On August 1, the NSEL suspended all excepting e-Series trades in the exchange and deferred settlement of contracts by 15 days. At that point the NSEL claimed that it had collateral (in the form of physical stocks and monies in the settlement guarantee fund) worth Rs. 6,200 crore against a settlement liability of Rs.5,400 crore and was deferring settlement only to ensure an orderly unwinding of positions. Soon, the settlement period required was raised to 20 weeks and subsequently to 30 weeks, with the NSEL claiming that it would occur in instalments. As of now, payments against the first two instalments due have fallen far short of the required sum, and reports are that the NSEL is asking investors to take a large “hair cut” of around Rs.1,100 crore.

Even as of now, the sums involved in this scam, which occurred either with or without the connivance of sections of the government, seem bigger than the Harshad Mehta or Ketan Parekh scams. But the government does not seem to be giving it the notoriety it deserves, possibly because of the role of its own acts of omission and commission. But the scale of the scam may be bigger than known thus far because of the interpenetration of actors involved here with those in other commodity exchanges in the country.

The NSEL was co-promoted by the private sector Financial Technologies (India) Ltd (FTIL) and the National Agricultural Cooperative Marketing Federation of India Ltd (NAFED). The FTIL was promoted by wonder boy Jignesh Shah in 1988 as a technology company engaged in providing technology products for financial markets. But it has since grown into a financial services company, which, in its own words, “operates a network of nine exchanges” and “ecosystem ventures… in areas such as clearing and depository, information dissemination, warehousing and collateral management, payments processing and financial market education”.

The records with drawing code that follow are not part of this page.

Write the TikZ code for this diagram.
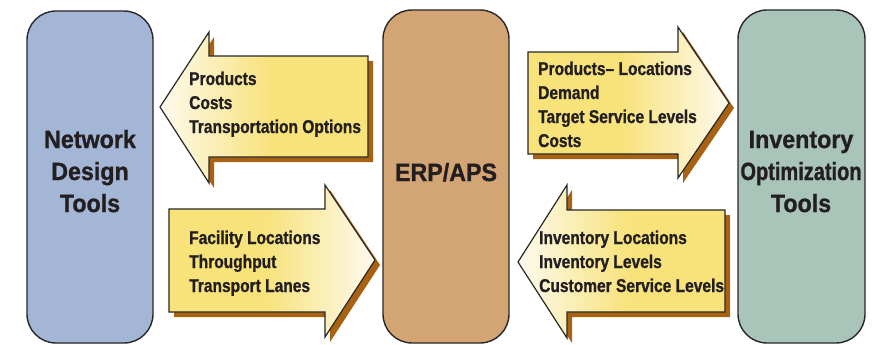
\documentclass[tikz,border=0pt]{standalone}
\usepackage{fontspec}
\setmainfont{Liberation Sans}
\newfontfamily\lblfont{Liberation Sans}[FakeStretch=0.84,FakeBold=1]
\newfontfamily\bigfont{Liberation Sans}[FakeStretch=0.93,FakeBold=1]
\newfontfamily\narrowfont{Liberation Sans}[FakeStretch=0.80,FakeBold=1]
\definecolor{boxblue}{RGB}{163,182,214}
\definecolor{boxtan}{RGB}{212,165,116}
\definecolor{boxgreen}{RGB}{169,197,186}
\definecolor{arryellow}{RGB}{248,226,122}
\definecolor{arrcream}{RGB}{253,250,238}
\definecolor{arrshadow}{RGB}{168,98,18}
\definecolor{inkdark}{RGB}{35,31,32}
\definecolor{edgegray}{RGB}{40,40,40}
\pgfdeclarehorizontalshading{tipleft}{100bp}{color(0bp)=(arrcream); color(25bp)=(arrcream); color(52bp)=(arryellow); color(100bp)=(arryellow)}
\pgfdeclarehorizontalshading{tipright}{100bp}{color(0bp)=(arryellow); color(48bp)=(arryellow); color(75bp)=(arrcream); color(100bp)=(arrcream)}
\begin{document}
\begin{tikzpicture}[x=1pt,y=-1pt,
  toolbox/.style={draw=edgegray, line width=1.4pt, rounded corners=29pt},
  arrowbody/.style={draw=edgegray, line width=1.2pt},
  arrowshadow/.style={fill=arrshadow},
  lbl/.style={anchor=base west, inner sep=0pt, text=inkdark, font=\lblfont\bfseries\fontsize{18.5}{24}\selectfont},
  big/.style={anchor=base, inner sep=0pt, text=inkdark, font=\bigfont\bfseries\fontsize{25}{32}\selectfont}]
\useasboundingbox (0,0) rectangle (876,345);
% tool boxes
\path[toolbox, fill=boxblue] (27,11) rectangle (153,343);
\path[toolbox, fill=boxtan] (383,10) rectangle (509,343);
\path[toolbox, fill=boxgreen] (738,10) rectangle (865,343);
\node[big] (nd1) at (90,148) {Network};
\node[big] (nd2) at (90,180) {Design};
\node[big] (nd3) at (90,212) {Tools};
\node[big] (erp) at (446,181) {ERP/APS};
\node[big] (io1) at (801,148) {Inventory};
\node[big, font=\narrowfont\bfseries\fontsize{25}{32}\selectfont] (io2) at (801,180) {Optimization};
\node[big] (io3) at (801,212) {Tools};
% arrow 1 (to network design)
\fill[arrowshadow, shift={(5,5)}] (160,107) -- (209,32) -- (209,56) -- (368,56) -- (368,157) -- (209,157) -- (209,183) -- cycle;
\path[arrowbody, shading=tipleft] (160,107) -- (209,32) -- (209,56) -- (368,56) -- (368,157) -- (209,157) -- (209,183) -- cycle;
% arrow 2 (to ERP)
\fill[arrowshadow, shift={(5,5)}] (169,209) -- (325,209) -- (325,185) -- (375,260) -- (325,337) -- (325,312) -- (169,312) -- cycle;
\path[arrowbody, shading=tipright] (169,209) -- (325,209) -- (325,185) -- (375,260) -- (325,337) -- (325,312) -- (169,312) -- cycle;
% arrow 3 (to inventory)
\fill[arrowshadow, shift={(5,5)}] (528,52) -- (678,52) -- (678,27) -- (729,103) -- (678,178) -- (678,154) -- (528,154) -- cycle;
\path[arrowbody, shading=tipright] (528,52) -- (678,52) -- (678,27) -- (729,103) -- (678,178) -- (678,154) -- (528,154) -- cycle;
% arrow 4 (to ERP)
\fill[arrowshadow, shift={(5,5)}] (518,262) -- (567,185) -- (567,210) -- (725,210) -- (725,312) -- (567,312) -- (567,338) -- cycle;
\path[arrowbody, shading=tipleft] (518,262) -- (567,185) -- (567,210) -- (725,210) -- (725,312) -- (567,312) -- (567,338) -- cycle;
% labels
\node[lbl] (a1) at (189,85) {Products};
\node[lbl] (a2) at (189,109) {Costs};
\node[lbl] (a3) at (189,133) {Transportation Options};
\node[lbl] (b1) at (189,244) {Facility Locations};
\node[lbl] (b2) at (189,268) {Throughput};
\node[lbl] (b3) at (189,292) {Transport Lanes};
\node[lbl] (c1) at (538,75) {Products– Locations};
\node[lbl] (c2) at (538,99) {Demand};
\node[lbl] (c3) at (538,123) {Target Service Levels};
\node[lbl] (c4) at (538,147) {Costs};
\node[lbl] (d1) at (539,244) {Inventory Locations};
\node[lbl] (d2) at (539,268) {Inventory Levels};
\node[lbl] (d3) at (539,292) {Customer Service Levels};
\end{tikzpicture}
\end{document}
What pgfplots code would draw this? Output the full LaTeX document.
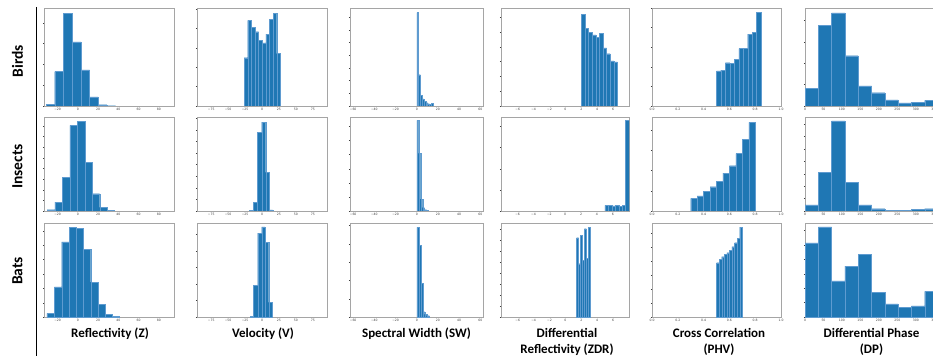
\documentclass[border=0pt]{standalone}
\usepackage{pgfplots}
\pgfplotsset{compat=1.18}
\usepackage{fontspec}
\setmainfont{Carlito}
\newfontfamily\tickf{DejaVu Sans}
\definecolor{mplblue}{HTML}{1F77B4}
\definecolor{edgeblue}{RGB}{95,155,208}
\definecolor{framegray}{RGB}{165,165,165}
\definecolor{tickgray}{RGB}{60,60,60}
\pgfplotsset{
  base/.style={scale only axis, ymin=0,
    axis line style={draw=framegray, line width=0.7pt},
    tick style={draw=tickgray, line width=0.3pt},
    major tick length=1.2pt, tick align=outside,
    xtick pos=bottom, ytick pos=left, yticklabels={},
    xticklabel style={font=\tickf\fontsize{3.1}{3.4}\selectfont, text=tickgray, inner sep=0.6pt},
    clip=true},
  pos/.style 2 args={at={(#1pt,#2pt)}, anchor=south west},
  r1/.style={height=98pt}, r2/.style={height=94pt}, r3/.style={height=94pt},
  cZ/.style={width=129.5pt, xmin=-33, xmax=95, xtick={-20,0,20,40,60,80}, xticklabels={−20,0,20,40,60,80}},
  cV/.style={width=130pt, xmin=-96, xmax=96, xtick={-75,-50,-25,0,25,50,75}, xticklabels={−75,−50,−25,0,25,50,75}},
  cSW/.style={width=133.5pt, xmin=-63, xmax=63, xtick={-60,-40,-20,0,20,40,60}, xticklabels={−60,−40,−20,0,20,40,60}},
  cZDR/.style={width=128pt, xmin=-8.1, xmax=8.0, xtick={-6,-4,-2,0,2,4,6}, xticklabels={−6,−4,−2,0,2,4,6}},
  cPHV/.style={width=129pt, xmin=0, xmax=1, xtick={0,0.2,0.4,0.6,0.8,1}, xticklabels={0.0,0.2,0.4,0.6,0.8,1.0}},
  cDP/.style={width=133pt, xmin=0, xmax=360, xtick={0,50,100,150,200,250,300,350}, xticklabels={0,50,100,150,200,250,300,350}},
  bars/.style={ybar interval, fill=mplblue, draw=edgeblue, line width=0.25pt},
}
\begin{document}
\begin{tikzpicture}
\useasboundingbox (0pt,0pt) rectangle (933pt,356pt);
\clip (0pt,0pt) rectangle (933pt,356pt);

% ---------------- Row 1 : Birds ----------------
\begin{axis}[base, r1, cZ, pos={44.5}{250}, ymax=290, ytick distance=61.5]
\addplot[bars] coordinates {(-31.5,5) (-22.9,102) (-14.3,275) (-5.7,190) (2.9,107) (11.5,27) (20.1,4) (28.7,1) (37.3,0)};
\end{axis}
\begin{axis}[base, r1, cV, pos={197}{250}, ymax=290, ytick distance=57.5]
\addplot[bars] coordinates {(-26.5,143) (-21.15,253) (-15.8,233) (-10.45,220) (-5.1,195) (0.25,187) (5.6,213) (10.95,257) (16.3,275) (21.65,155) (27,0)};
\end{axis}
\begin{axis}[base, r1, cSW, pos={350}{250}, ymax=300, ytick distance=38.8]
\addplot[bars] coordinates {(0,286) (1.7,96) (3.4,33) (5.1,22) (6.8,15) (8.5,10) (10.2,7) (11.9,5) (13.6,9) (15.3,0)};
\end{axis}
\begin{axis}[base, r1, cZDR, pos={501}{250}, ymax=300, ytick distance=45.3]
\addplot[bars] coordinates {(2,280) (2.455,238) (2.91,226) (3.365,218) (3.82,211) (4.275,223) (4.73,178) (5.185,160) (5.64,138) (6.095,135) (6.55,0)};
\end{axis}
\begin{axis}[base, r1, cPHV, pos={652}{250}, ymax=285, ytick distance=57]
\addplot[bars] coordinates {(0.5,102) (0.5345,104) (0.569,126) (0.6035,124) (0.638,135) (0.6725,167) (0.707,167) (0.7415,209) (0.776,215) (0.8105,272) (0.845,0)};
\end{axis}
\begin{axis}[base, r1, cDP, pos={805}{250}, ymax=302, ytick distance=66]
\addplot[bars] coordinates {(0,54) (36,249) (72,287) (108,155) (144,62) (180,41) (216,19) (252,10) (288,12) (324,17) (360,0)};
\end{axis}

% ---------------- Row 2 : Insects ----------------
\begin{axis}[base, r2, cZ, pos={44.5}{145}, ymax=283, ytick distance=32]
\addplot[bars] coordinates {(-30.5,4) (-22.8,27) (-15.2,101) (-7.9,258) (-0.3,270) (7.0,146) (14.2,52) (21.5,11) (28.8,2) (36.1,0)};
\end{axis}
\begin{axis}[base, r2, cV, pos={197}{145}, ymax=280, ytick distance=34.6]
\addplot[bars] coordinates {(-18.6,2) (-12.7,25) (-6.9,235) (-0.5,265) (5.4,115) (10.8,3) (15.7,0)};
\end{axis}
\begin{axis}[base, r2, cSW, pos={350}{145}, ymax=280, ytick distance=42]
\addplot[bars] coordinates {(0,270) (1.85,172) (3.7,35) (5.55,10) (7.4,4) (9.25,2) (11.1,0)};
\end{axis}
\begin{axis}[base, r2, cZDR, pos={501}{145}, xmax=8.05, ymax=280, ytick distance=63]
\addplot[bars] coordinates {(5.02,17) (5.45,17) (5.89,15) (6.32,17) (6.75,14) (7.19,17) (7.62,270) (8.05,0)};
\end{axis}
\begin{axis}[base, r2, cPHV, pos={652}{145}, ymax=278, ytick distance=60]
\addplot[bars] coordinates {(0.3,37) (0.35,45) (0.4,58) (0.45,72) (0.5,88) (0.55,112) (0.6,134) (0.65,170) (0.7,212) (0.75,262) (0.8,0)};
\end{axis}
\begin{axis}[base, r2, cDP, pos={805}{145}, ymax=292, ytick distance=38.5]
\addplot[bars] coordinates {(0,19) (36,120) (72,280) (108,90) (144,19) (180,7) (216,3) (252,3) (288,5) (324,7) (360,0)};
\end{axis}

% ---------------- Row 3 : Bats ----------------
\begin{axis}[base, r3, cZ, pos={44.5}{39}, ymax=285, ytick distance=43.5]
\addplot[bars] coordinates {(-30.7,11) (-23.3,91) (-16,228) (-8.7,271) (-1.3,269) (5.3,206) (12.7,106) (20,39) (27,8) (34.3,2) (41,0)};
\end{axis}
\begin{axis}[base, r3, cV, pos={197}{39}, ymax=285, ytick distance=50]
\addplot[bars] coordinates {(-17.7,3) (-12.8,96) (-6.4,254) (-0.5,273) (4.4,226) (9.9,44) (15.3,0)};
\end{axis}
\begin{axis}[base, r3, cSW, pos={350}{39}, ymax=282, ytick distance=55]
\addplot[bars] coordinates {(0,269) (1.9,216) (3.8,101) (5.7,16) (7.5,8) (9.4,4) (11.9,0)};
\end{axis}
\begin{axis}[base, r3, cZDR, pos={501}{39}, ymax=282, ytick distance=33]
\addplot[bars] coordinates {(1.4,238) (1.65,160) (1.9,245) (2.15,170) (2.4,265) (2.65,176) (2.85,270) (3.1,0)};
\end{axis}
\begin{axis}[base, r3, cPHV, pos={652}{39}, ymax=282, ytick distance=42]
\addplot[bars] coordinates {(0.5,163) (0.52,173) (0.54,181) (0.56,188) (0.58,193) (0.6,201) (0.62,211) (0.64,223) (0.66,236) (0.68,270) (0.7,0)};
\end{axis}
\begin{axis}[base, r3, cDP, pos={805}{39}, ymax=287, ytick distance=44]
\addplot[bars] coordinates {(0,226) (36,275) (72,110) (108,155) (144,191) (180,75) (216,40) (252,30) (288,34) (324,78) (360,0)};
\end{axis}

% ---------------- Labels ----------------
\draw[line width=1.3pt] (36.7pt,349pt) -- (36.7pt,0pt);
\begin{scope}[every node/.style={font=\fontsize{15.5}{18}\selectfont\bfseries, inner sep=0pt}]
\node[rotate=90] at (17.5pt,295pt) {Birds};
\node[rotate=90] at (17.5pt,189.5pt) {Insects};
\node[rotate=90] at (17.5pt,85pt) {Bats};
\end{scope}
\begin{scope}[every node/.style={font=\fontsize{13}{15}\selectfont\bfseries, inner sep=0pt, anchor=base}]
\node at (110pt,18.3pt) {Reflectivity (Z)};
\node at (263pt,18.3pt) {Velocity (V)};
\node at (416.5pt,18.3pt) {Spectral Width (SW)};
\node at (567pt,18.3pt) {Differential};
\node at (567pt,3pt) {Reflectivity (ZDR)};
\node at (719pt,18.3pt) {Cross Correlation};
\node at (719pt,3pt) {(PHV)};
\node at (871.5pt,18.3pt) {Differential Phase};
\node at (871.5pt,3pt) {(DP)};
\end{scope}
\end{tikzpicture}
\end{document}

Among the exchanges operated by the FTIL is Multi Commodity Exchange of India Ltd (MCX). Not surprisingly, there are apprehensions that there could have been some cross-exposures between these markets, resulting in increased scrutiny of the MCX as well. Losses could emerge at other locations linked to the FTIL. Whether that occurs or not, the integration of markets and services such as warehousing in the hands of a single promoter can quite likely result in a significant escalation of the scale of fraud when it occurs.

What is unclear is the extent to which the matter will be investigated and details placed in the public domain and violators brought to book, given the fact that the government’s own unthinking deregulation and its own actions proved to be fertile ground for this scam. With an election impending much could be swept under the carpet.